La Unión Europea tiene en sus manos aceptar modificaciones en el acuerdo de salida y permitir que los comunes den al fin el visto bueno, pero no va a suceder. Los más de tres millones de europeos residentes en Reino Unido, muchos de los cuales llevan viviendo décadas en el país, no han recibido más que un discurso frío por parte del gobierno y unas garantías post-brexit cubiertas en burocracia. No debería sorprendernos si, de celebrarse el improbable segundo referéndum, el resultado fuese el mismo a pesar de los sondeos que dan hoy hasta un 60% a la permanencia en la Unión. Como lo fue en la primera ocasión y durante los últimos años, los sondeos y predicciones totalmente desconectados de la población occidental, sus preocupaciones y precariedad económica, subestiman la rapidez con la que la vieja política muere y se dan las nuevas sorpresas electorales.

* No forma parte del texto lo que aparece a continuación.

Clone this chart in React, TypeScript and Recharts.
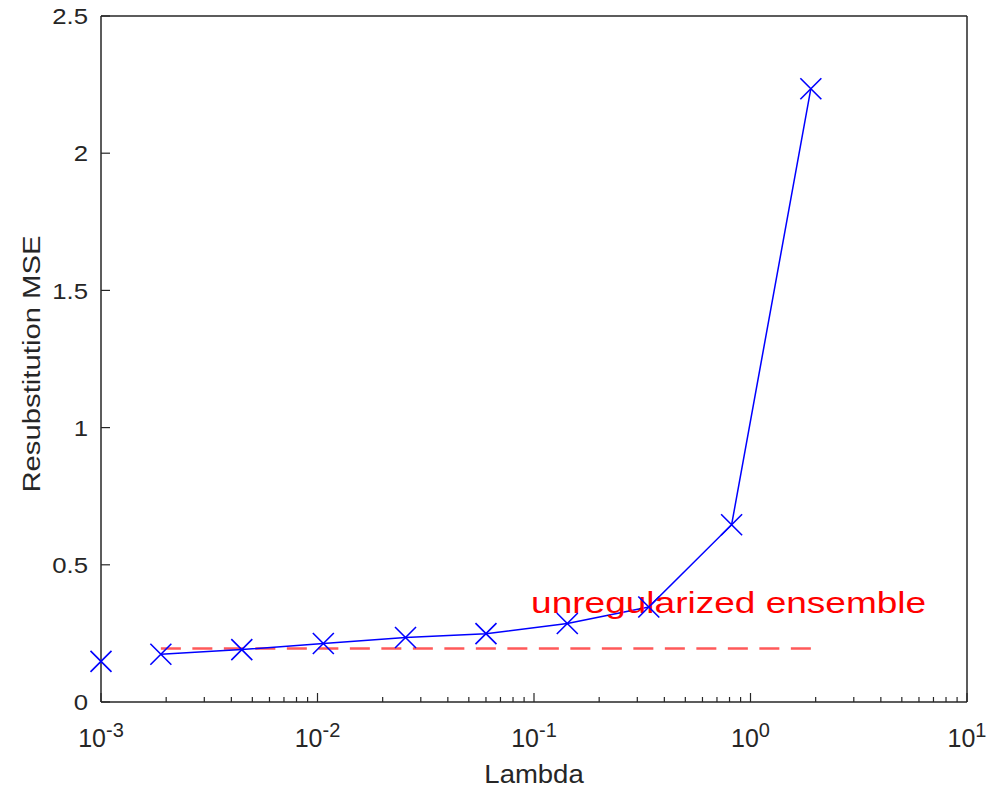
import React from 'react';
import { ComposedChart, Line, Scatter, XAxis, YAxis } from 'recharts';

// values
const lambdaValues = [0.001, 0.00189, 0.00447, 0.01064, 0.0255, 0.06, 0.1425, 0.339, 0.818, 1.9];
const mseValues = [0.148, 0.174, 0.191, 0.213, 0.235, 0.249, 0.286, 0.346, 0.646, 2.235];
const unregularizedMse = 0.195;

const xTickValues = [0.001, 0.01, 0.1, 1, 10];
const xTickExponents = ['-3', '-2', '-1', '0', '1'];
const yTickValues = [0, 0.5, 1, 1.5, 2, 2.5];
const yTickLabels = ['0', '0.5', '1', '1.5', '2', '2.5'];

const annotationText = 'unregularized ensemble';
const annotationLambda = 0.097;
const annotationMse = 0.35;

const xLabel = 'Lambda';
const yLabel = 'Resubstitution MSE';

// minor log ticks 2..9 of each decade
const minorXTicks = xTickValues
  .slice(0, -1)
  .flatMap((d) => [2, 3, 4, 5, 6, 7, 8, 9].map((m) => Number((d * m).toPrecision(3))));
const allXTicks = [...xTickValues, ...minorXTicks].sort((a, b) => a - b);

const pointData = lambdaValues.map((lambda, i) => ({ lambda, mse: mseValues[i] }));
// first point (lambda = 0 moved to 1e-3) is drawn as a marker only
const lineData = pointData.slice(1);
const baselineData = [
  { lambda: lambdaValues[1], mse: unregularizedMse },
  { lambda: lambdaValues[lambdaValues.length - 1], mse: unregularizedMse },
];
const annotationData = [{ lambda: annotationLambda, mse: annotationMse }];

const AXIS = '#262626';
const FONT = '"Liberation Sans", Arial, Helvetica, sans-serif';

function BottomTick({ x, y, payload }: any) {
  const i = xTickValues.indexOf(payload.value);
  const major = i >= 0;
  return (
    <g>
      <line x1={x} x2={x} y1={y} y2={y - (major ? 9 : 5)} stroke={AXIS} strokeWidth={1.2} />
      {major && (
        <text x={x} y={y + 45} textAnchor="middle" fontSize={25} fill={AXIS} fontFamily={FONT}>
          <tspan>10</tspan>
          <tspan dy={-10} fontSize={20}>
            {xTickExponents[i]}
          </tspan>
        </text>
      )}
    </g>
  );
}

function TopTick({ x, y, payload }: any) {
  const major = xTickValues.includes(payload.value);
  return <line x1={x} x2={x} y1={y} y2={y + (major ? 9 : 5)} stroke={AXIS} strokeWidth={1.2} />;
}

function LeftTick({ x, y, payload }: any) {
  const i = yTickValues.indexOf(payload.value);
  return (
    <g>
      <line x1={x} x2={x + 9} y1={y} y2={y} stroke={AXIS} strokeWidth={1.2} />
      <text
        transform={`translate(${x - 13},${y}) scale(1.12,1)`}
        dy="0.36em"
        textAnchor="end"
        fontSize={23}
        fill={AXIS}
        fontFamily={FONT}
      >
        {yTickLabels[i]}
      </text>
    </g>
  );
}

function RightTick({ x, y }: any) {
  return <line x1={x} x2={x - 9} y1={y} y2={y} stroke={AXIS} strokeWidth={1.2} />;
}

function XTitle({ viewBox }: any) {
  const cx = viewBox.x + viewBox.width / 2;
  return (
    <text
      transform={`translate(${cx},${viewBox.y + 81}) scale(1.1,1)`}
      textAnchor="middle"
      fontSize={25}
      fill={AXIS}
      fontFamily={FONT}
    >
      {xLabel}
    </text>
  );
}

function YTitle({ viewBox }: any) {
  const cy = viewBox.y + viewBox.height / 2;
  return (
    <text
      transform={`translate(40,${cy + 5}) rotate(-90) scale(1.22,1)`}
      textAnchor="middle"
      fontSize={24}
      fill={AXIS}
      fontFamily={FONT}
    >
      {yLabel}
    </text>
  );
}

function XMarker({ cx, cy }: any) {
  const s = 10.5;
  return (
    <path
      d={`M${cx - s},${cy - s}L${cx + s},${cy + s}M${cx - s},${cy + s}L${cx + s},${cy - s}`}
      stroke="#0000ff"
      strokeWidth={1.6}
      fill="none"
    />
  );
}

function Annotation({ cx, cy }: any) {
  return (
    <text
      x={cx}
      y={cy}
      dy="0.25em"
      fontSize={30}
      fill="#ff0000"
      fontFamily={FONT}
      textLength={395}
      lengthAdjust="spacingAndGlyphs"
    >
      {annotationText}
    </text>
  );
}

export default function App() {
  return (
    <div style={{ position: 'absolute', left: 0, top: 0, width: 988, height: 788, background: '#fff' }}>
      <ComposedChart width={988} height={788} margin={{ top: 0, right: 0, bottom: 0, left: 0 }}>
        <XAxis
          dataKey="lambda"
          type="number"
          scale="log"
          domain={[0.001, 10]}
          ticks={allXTicks}
          interval={0}
          tick={<BottomTick />}
          tickLine={false}
          tickSize={0}
          tickMargin={0}
          height={86}
          axisLine={{ stroke: AXIS, strokeWidth: 1.5 }}
          label={<XTitle />}
        />
        <XAxis
          xAxisId="top"
          orientation="top"
          type="number"
          scale="log"
          domain={[0.001, 10]}
          ticks={allXTicks}
          interval={0}
          tick={<TopTick />}
          tickLine={false}
          tickSize={0}
          tickMargin={0}
          height={16}
          axisLine={{ stroke: AXIS, strokeWidth: 1.5 }}
        />
        <YAxis
          dataKey="mse"
          type="number"
          domain={[0, 2.5]}
          ticks={yTickValues}
          interval={0}
          tick={<LeftTick />}
          tickLine={false}
          tickSize={0}
          tickMargin={0}
          width={101}
          axisLine={{ stroke: AXIS, strokeWidth: 1.5 }}
          label={<YTitle />}
        />
        <YAxis
          yAxisId="right"
          orientation="right"
          type="number"
          domain={[0, 2.5]}
          ticks={yTickValues}
          interval={0}
          tick={<RightTick />}
          tickLine={false}
          tickSize={0}
          tickMargin={0}
          width={21}
          axisLine={{ stroke: AXIS, strokeWidth: 1.5 }}
        />
        <Scatter data={annotationData} dataKey="mse" shape={<Annotation />} isAnimationActive={false} />
        <Line
          data={baselineData}
          dataKey="mse"
          type="linear"
          stroke="#ff0000"
          strokeOpacity={0.65}
          strokeWidth={2.5}
          strokeDasharray="20 11.5"
          dot={false}
          activeDot={false}
          isAnimationActive={false}
        />
        <Line
          data={lineData}
          dataKey="mse"
          type="linear"
          stroke="#0000ff"
          strokeWidth={1.5}
          dot={false}
          activeDot={false}
          isAnimationActive={false}
        />
        <Scatter data={pointData} dataKey="mse" shape={<XMarker />} isAnimationActive={false} />
      </ComposedChart>
    </div>
  );
}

La población trabajadora del norte de Inglaterra jamás estuvo integrada en la economía multicultural y próspera creada en las pasadas décadas por el sur, ni pudo reaccionar ante las llegadas masivas de inmigrantes europeos más cualificados en los últimos años. La sociedad británica, a diferencia de muchas naciones europeas, no se ha visto obligada a salir al exterior en busca de un futuro mejor ni ha sido destrozada por dictaduras recientes. Todo ello ha formado lentamente el estado de parálisis, optimismo ciego e incredulidad que demasiados británicos han mostrado frente a la política y, especialmente, frente a la economía y política actuales.

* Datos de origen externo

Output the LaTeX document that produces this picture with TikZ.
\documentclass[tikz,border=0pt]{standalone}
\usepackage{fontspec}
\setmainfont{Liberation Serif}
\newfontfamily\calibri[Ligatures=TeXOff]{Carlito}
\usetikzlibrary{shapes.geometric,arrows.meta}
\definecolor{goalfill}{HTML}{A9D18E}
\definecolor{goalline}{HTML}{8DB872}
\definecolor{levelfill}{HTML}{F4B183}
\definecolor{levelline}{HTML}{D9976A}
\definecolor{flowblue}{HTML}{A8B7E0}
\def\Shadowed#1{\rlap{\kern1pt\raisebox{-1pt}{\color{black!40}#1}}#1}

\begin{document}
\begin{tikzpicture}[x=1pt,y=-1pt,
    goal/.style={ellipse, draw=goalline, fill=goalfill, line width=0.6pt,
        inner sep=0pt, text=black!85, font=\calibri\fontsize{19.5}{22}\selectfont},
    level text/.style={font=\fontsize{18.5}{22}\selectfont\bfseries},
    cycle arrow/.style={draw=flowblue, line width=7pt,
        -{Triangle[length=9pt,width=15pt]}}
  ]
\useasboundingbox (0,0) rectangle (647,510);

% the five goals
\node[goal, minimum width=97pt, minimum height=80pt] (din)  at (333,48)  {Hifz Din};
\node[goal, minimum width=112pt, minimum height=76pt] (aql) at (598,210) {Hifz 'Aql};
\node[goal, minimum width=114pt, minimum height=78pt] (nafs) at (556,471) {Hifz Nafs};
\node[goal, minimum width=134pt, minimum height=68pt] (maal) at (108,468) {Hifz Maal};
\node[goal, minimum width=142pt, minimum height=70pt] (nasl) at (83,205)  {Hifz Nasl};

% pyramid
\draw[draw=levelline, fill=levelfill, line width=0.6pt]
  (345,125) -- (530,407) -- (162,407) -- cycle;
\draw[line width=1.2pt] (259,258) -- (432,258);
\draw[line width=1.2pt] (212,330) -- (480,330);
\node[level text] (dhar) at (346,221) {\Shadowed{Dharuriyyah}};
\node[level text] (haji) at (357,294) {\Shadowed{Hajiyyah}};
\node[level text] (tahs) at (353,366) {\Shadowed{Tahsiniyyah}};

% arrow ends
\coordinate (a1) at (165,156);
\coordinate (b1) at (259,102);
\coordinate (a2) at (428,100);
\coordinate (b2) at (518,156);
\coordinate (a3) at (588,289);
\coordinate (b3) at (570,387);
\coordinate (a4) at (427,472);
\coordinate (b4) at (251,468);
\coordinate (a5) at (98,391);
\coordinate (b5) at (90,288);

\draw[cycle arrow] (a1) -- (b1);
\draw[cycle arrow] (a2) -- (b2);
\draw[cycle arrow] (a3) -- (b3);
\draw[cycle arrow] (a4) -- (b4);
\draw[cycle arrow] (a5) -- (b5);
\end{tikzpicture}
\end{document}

Algunas enmiendas poderosas como las de las diputadas laboristas Yvette Cooper o Rachel Reeves, destinadas a bloquear un Brexit sin acuerdo, u otras conservadoras que permitirán extender el artículo 50 y retrasar la salida, se votarán la próxima semana junto al plan B (sin diferencia respecto al A) que May presentará. La peculiar peripecia del Brexit ha fortalecido sutilmente a la UE. No ha recuperado la confianza de sus ciudadanos en su proyecto ni ha reducido la fuerza de los nuevos gobiernos euroescépticos del continente, sino que Bruselas ha logrado unir a los 27 por primera vez en mucho tiempo. La Unión Europea emplea a Gran Bretaña como prueba para aquello de lo que más carece: una voz común y firme como actor internacional independiente que aspira ser (para deleite del presidente Trump). El castigo que Reino Unido está recibiendo se resume en consumirse a sí mismo hasta niveles degradantes, debatiendo en clave partidista un problema histórico nacional que trasciende la política. Un problema de identidad o quizás falta de identidad que hace rugir a la isla y tranquiliza al continente.

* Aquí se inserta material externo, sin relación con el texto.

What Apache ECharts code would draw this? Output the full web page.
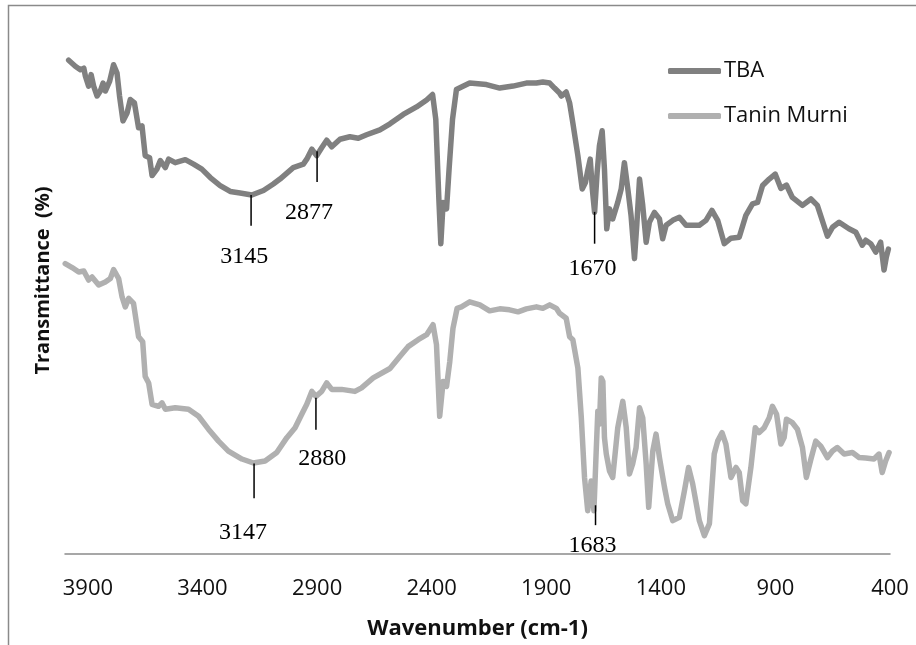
<!DOCTYPE html>
<html>
<head>
<meta charset="utf-8">
<script src="https://cdn.jsdelivr.net/npm/echarts@6/dist/echarts.min.js"></script>
<style>html,body{margin:0;padding:0;background:#fff}#c{width:916px;height:645px}</style>
</head>
<body>
<div id="c"></div>
<script>
// ---- data ----
const xTickLabels = [3900, 3400, 2900, 2400, 1900, 1400, 900, 400];
const seriesNames = ['TBA', 'Tanin Murni'];

const tbaWavenumber = [3984,3955,3933,3918,3911,3897,3886,3875,3860,3846,3834,3824,3805,3788,3773,3762,3747,3729,3715,3697,3679,3664,3650,3631,3620,3599,3584,3562,3548,3519,3475,3439,3403,3366,3323,3279,3236,3185,3134,3091,3062,3004,2960,2945,2923,2902,2880,2858,2836,2800,2757,2720,2684,2626,2582,2524,2466,2422,2396,2382,2368,2360,2350,2335,2324,2309,2292,2270,2234,2161,2103,2045,1987,1943,1915,1885,1864,1842,1834,1813,1798,1784,1762,1743,1729,1719,1708,1699,1689,1678,1668,1656,1646,1636,1624,1610,1588,1573,1559,1544,1530,1515,1505,1493,1479,1464,1450,1428,1406,1392,1377,1348,1319,1290,1232,1203,1177,1152,1123,1094,1058,1029,1000,978,956,927,901,876,852,826,782,745,717,673,651,622,579,549,521,506,484,462,441,426,416,407];
const tbaTransmittance = [99.3,98.1,97.4,97.7,96.1,94.1,96.4,94.1,92.1,93.1,94.7,93.1,95.1,98.4,96.7,92.1,87.1,88.7,91.4,90.7,85.7,86.1,80.1,79.7,76.1,77.4,79.1,77.7,79.4,78.7,79.3,78.4,77.4,75.7,74.1,72.9,72.6,72.2,73.1,74.4,75.4,77.7,78.4,79.4,81.4,80.1,81.7,83.2,81.9,83.4,83.9,83.6,84.3,85.3,86.5,88.4,89.9,91.3,92.4,87.4,70.7,62.4,70.7,69.4,77.4,87.4,93.4,93.9,94.7,94.4,93.7,94.1,94.7,94.7,94.9,94.7,93.7,92.7,92.1,92.9,90.7,86.7,80.1,73.4,74.7,77.1,79.4,73.4,68.7,76.7,82.1,85.1,77.4,65.4,69.4,67.4,70.7,73.4,78.7,73.4,68.1,59.4,66.1,75.4,70.1,62.7,66.7,68.7,67.4,63.4,66.1,67.1,67.7,66.1,66.1,67.1,69.1,67.1,62.4,63.5,63.7,68.1,70.4,70.7,74.1,75.4,76.4,73.5,74.2,71.7,70.1,71.4,70.1,63.9,65.7,66.7,65.4,64.7,62.1,63.1,62.4,60.7,62.7,57.1,59.7,61.3];

const taninWavenumber = [3999,3969,3940,3918,3897,3882,3853,3824,3802,3788,3766,3751,3737,3722,3701,3679,3661,3650,3635,3620,3592,3577,3562,3519,3461,3417,3374,3330,3287,3228,3178,3127,3076,3032,2996,2967,2945,2923,2905,2880,2858,2836,2793,2735,2706,2655,2582,2539,2503,2459,2422,2394,2379,2365,2350,2335,2321,2307,2289,2270,2234,2190,2147,2103,2060,2023,1987,1943,1915,1885,1856,1842,1813,1798,1784,1762,1747,1733,1719,1704,1692,1682,1675,1668,1660,1653,1646,1638,1624,1610,1588,1566,1551,1537,1523,1508,1493,1479,1464,1453,1435,1421,1406,1384,1370,1348,1319,1297,1279,1261,1232,1210,1188,1167,1152,1133,1116,1094,1072,1058,1043,1029,1007,988,971,949,927,913,895,876,862,852,826,804,782,765,745,724,702,673,651,630,600,564,535,506,470,448,434,419,404];
const taninTransmittance = [58.4,57.6,56.7,56.9,55.1,55.7,54.1,54.7,55.4,57.2,55.4,51.7,49.7,51.4,50.4,43.7,42.7,35.7,34.4,30.1,29.7,30.4,29.1,29.4,29.1,27.7,25.1,22.7,20.7,19.1,18.3,18.7,20.4,23.4,25.4,28.1,30.1,32.7,31.7,32.7,34.4,33.1,33.1,32.7,33.4,35.4,37.3,39.7,41.7,43.1,44.1,46.1,42.1,27.7,34.7,33.7,38.7,45.4,49.4,49.7,50.7,50.1,48.9,49.3,49.1,48.7,49.3,49.7,49.4,50.1,49.4,48.4,47.4,43.7,43.1,37.4,27.4,15.4,8.7,14.7,8.7,20.7,28.7,26.1,35.4,34.7,23.4,20.1,16.7,15.4,25.4,30.7,25.4,16.1,18.1,21.4,29.4,27.4,18.1,9.4,20.7,24.1,19.4,13.4,10.1,6.7,7.4,12.7,17.4,14.1,6.7,3.7,6.1,20.1,22.7,24.4,22.1,15.4,17.4,16.4,10.7,10.1,17.4,25.4,24.4,25.4,27.4,29.7,28.1,22.1,23.4,27.1,26.4,25.1,21.4,15.4,19.1,22.7,21.7,19.4,20.7,21.4,20.1,20.4,19.4,19.3,19.1,20.1,16.4,18.7,20.4];

// peak annotations: marker line (wavenumber, top, bottom) and label anchor
const peakLabels      = ['3145', '2877', '1670', '3147', '2880', '1683'];
const peakWavenumber  = [3188, 2900, 1689, 3175, 2905, 1685];
const peakTop         = [72.2, 81.0, 68.8, 18.2, 31.4, 9.8];
const peakBottom      = [66.0, 74.8, 62.4, 11.2, 25.0, 5.8];
const peakLabelWave   = [3218, 2935, 1698, 3223, 2878, 1698];
const peakLabelValue  = [59.8, 68.6, 57.4, 4.2, 19.2, 1.6];

// ---- build ----
const zip = (a, b) => a.map((v, i) => [v, b[i]]);
const peakData = peakLabels.map((t, i) => [peakWavenumber[i], peakTop[i], peakBottom[i], peakLabelWave[i], peakLabelValue[i], t]);

const chart = echarts.init(document.getElementById('c'), null, {renderer: 'canvas'});
const sansFont = '"Open Sans", "Noto Sans", sans-serif';
chart.setOption({
  animation: false,
  backgroundColor: '#ffffff',
  graphic: [{
    type: 'rect', silent: true, z: -1,
    shape: {x: 8.5, y: 5.5, width: 1000, height: 1000},
    style: {fill: 'none', stroke: '#8a8a8a', lineWidth: 1.5}
  }],
  grid: {left: 65, right: 26, top: 7, bottom: 88, containLabel: false},
  legend: {
    data: seriesNames,
    orient: 'vertical',
    left: 663, top: 54,
    itemWidth: 53, itemHeight: 6, itemGap: 21,
    icon: 'roundRect',
    textStyle: {fontFamily: sansFont, fontSize: 22, color: '#111', lineHeight: 24, padding: [0, 0, 0, -2]}
  },
  xAxis: {
    type: 'value',
    inverse: true,
    min: 400, max: 4000, interval: 500,
    name: 'Wavenumber (cm-1)',
    nameLocation: 'middle',
    nameGap: 64,
    nameTextStyle: {fontFamily: sansFont, fontSize: 22, fontWeight: 'bold', color: '#111'},
    axisLine: {show: true, lineStyle: {color: '#8a8a8a', width: 1.5}},
    axisTick: {show: false},
    splitLine: {show: false},
    axisLabel: {
      margin: 24,
      fontFamily: sansFont, fontSize: 22, color: '#111',
      showMaxLabel: true, showMinLabel: true,
      formatter: v => xTickLabels.indexOf(v) >= 0 ? String(v) : ''
    }
  },
  yAxis: {
    type: 'value', min: 0, max: 110,
    name: 'Transmittance  (%)',
    nameLocation: 'middle',
    nameGap: 12,
    nameRotate: 90,
    nameTextStyle: {fontFamily: sansFont, fontSize: 20, fontWeight: 'bold', color: '#111'},
    axisLine: {show: false}, axisTick: {show: false},
    axisLabel: {show: false}, splitLine: {show: false}
  },
  series: [
    {
      name: seriesNames[0], type: 'line', data: zip(tbaWavenumber, tbaTransmittance),
      symbol: 'none', showSymbol: false, smooth: false, z: 3,
      lineStyle: {color: '#808080', width: 5.5, cap: 'round', join: 'round'},
      itemStyle: {color: '#808080'}
    },
    {
      name: seriesNames[1], type: 'line', data: zip(taninWavenumber, taninTransmittance),
      symbol: 'none', showSymbol: false, smooth: false, z: 2,
      lineStyle: {color: '#b0b0b0', width: 5.5, cap: 'round', join: 'round'},
      itemStyle: {color: '#b0b0b0'}
    },
    {
      name: 'peaks', type: 'custom', data: peakData, clip: false, z: 5,
      renderItem: (params, api) => {
        const p1 = api.coord([api.value(0), api.value(1)]);
        const p2 = api.coord([api.value(0), api.value(2)]);
        const pt = api.coord([api.value(3), api.value(4)]);
        return {
          type: 'group',
          children: [
            {type: 'line', shape: {x1: p1[0], y1: p1[1], x2: p2[0], y2: p2[1]}, style: {stroke: '#000', lineWidth: 1.5}},
            {type: 'text', x: pt[0], y: pt[1], style: {
              text: peakData[params.dataIndex][5], fill: '#000',
              font: '24px "Liberation Serif", "DejaVu Serif", serif',
              align: 'center', verticalAlign: 'middle'}}
          ]
        };
      }
    }
  ]
});
</script>
</body>
</html>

El castigo a largo plazo es que Reino Unido perjudique su más preciado orgullo, su economía y posición global, y solamente entonces decida quedarse. Derrotado, empequeñecido, irreconocible y con menos o ninguna exigencia futura frente al resto. Para muchos en Bruselas se acabó la época de las concesiones. Podrán quedarse, pero esta vez tendrán que ser quizás más europeos que nadie y puede que también pagar algún que otro plato roto. Un guión abrupto. Tan solo este mes altos mandatarios del organismo europeo han amenazado de nuevo a los gobiernos de Polonia, Hungría y Rumanía con el recorte en fondos si continúan abatiéndose de la vía liberal-demócrata. Por nuestro bien, esperemos que no llegue el día en el que los castigados que bajan la cabeza hoy reciban la oportunidad de devolverlo. El Brexit es hasta el momento la mejor muestra para descifrar y descubrir la naturaleza de la Unión Europea en la actualidad, como también su posición ante los desafíos cercanos que llaman a la puerta. Esta Europa golpea y castiga a quien no consigue educar.